I would build it out of wood...Weld in some sheet metal where you cut it and build the seat to hide the metal work...


----------



## chongo1 (Nov 6, 2007)

that bottom tub is the same as gbody so get a rear seat out of regal monte cutless make sure to cut out latches too then weld em up and fit it in the only thing is about a 1/3 of the back of seat will need to have something built to lean against


----------



## dusty27 (Jan 2, 2010)

i was also thinkin of maybe having a interior guy make me some side panels to cover the seat belt pully and cut metal what do you guys thin???


----------



## LacN_Thru (Jun 22, 2004)

> _Originally posted by KAKALAK_@Jan 8 2010, 07:26 AM~16223780
> *I dont know if I would of done all that...... what about the rain??
> *


x2, i was picturing a seat molded into the rear of the bed right up against the rear window, facing the REAR bumper, kinda like a old school wagon 3rd row, you know facing the rear.

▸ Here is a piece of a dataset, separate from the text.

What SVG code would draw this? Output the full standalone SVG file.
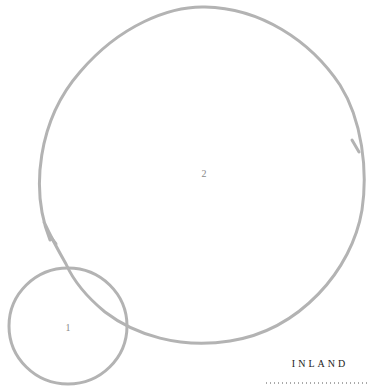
<svg xmlns="http://www.w3.org/2000/svg" width="367" height="391" viewBox="0 0 367 391">
<style>
.n{fill:none;stroke:#b3b3b3;stroke-width:3;stroke-linecap:round;stroke-linejoin:round}
.lbl{font-family:"Liberation Serif",serif;font-size:10px;fill:#8a8a8a;text-anchor:middle}
</style>
<rect width="367" height="391" fill="#fff"/>
<g id="node2">
<path class="n" d="M 50 240 C 30 190 38 120 80 72 C 120 25 170 6 205 7 C 260 8 310 40 340 85 C 362 120 368 170 362 210 C 352 270 300 330 230 341 C 180 349 135 335 105 312 C 88 298 74 282 66 264 C 58 250 50 235 44 222"/>
<path class="n" d="M 352 140 L 359 152 M 50 236 L 56 244"/>
<text class="lbl" x="204" y="177">2</text>
</g>
<g id="node1">
<ellipse class="n" cx="68" cy="326" rx="59" ry="58"/>
<text class="lbl" x="68" y="331">1</text>
</g>
<g id="connectors"></g>
<g id="legend">
<text x="320" y="367" font-family="Liberation Serif,serif" font-size="10" letter-spacing="3" fill="#222" text-anchor="middle">INLAND</text>
<line x1="266" y1="383" x2="367" y2="383" stroke="#555" stroke-width="1" stroke-dasharray="1 3"/>
</g>
</svg>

you could make a panel, but it might look kinda funny cuz it's gonna be the only upholstered piece back there, right beside the painted bedside. i think it if were me i'd fab somethin outta metal and paint it the same color as the elcamino is going...


----------



## MOSTHATED CC (Jul 30, 2006)

> _Originally posted by dusty27_@Jan 8 2010, 04:00 PM~16227671
> *lol im making it a summer car only i can make the malibu seat fit thats not my problem its how do i cover the sides where its cut any suggestions?
> *


yeah thats cool but when you have a car you can't really take out of town due to being scared of the rain and all that it sux. I'm not hating just stating the truth my homie had a regal with the top cut off and it had full chrome undercarriage and he couldn't enjoy it what so ever.


----------



## KAKALAK (Mar 11, 2005)

your going to just have to stay around the house and always know where a gas station is.


----------



## dusty27 (Jan 2, 2010)

the fabbing of a metal peice sounds like the way to go and rain is'nt goin to stop me from rollin anywhere the el co is my toy and im building it to have hella fun


----------



## 19jaquez84 (Mar 27, 2009)




----------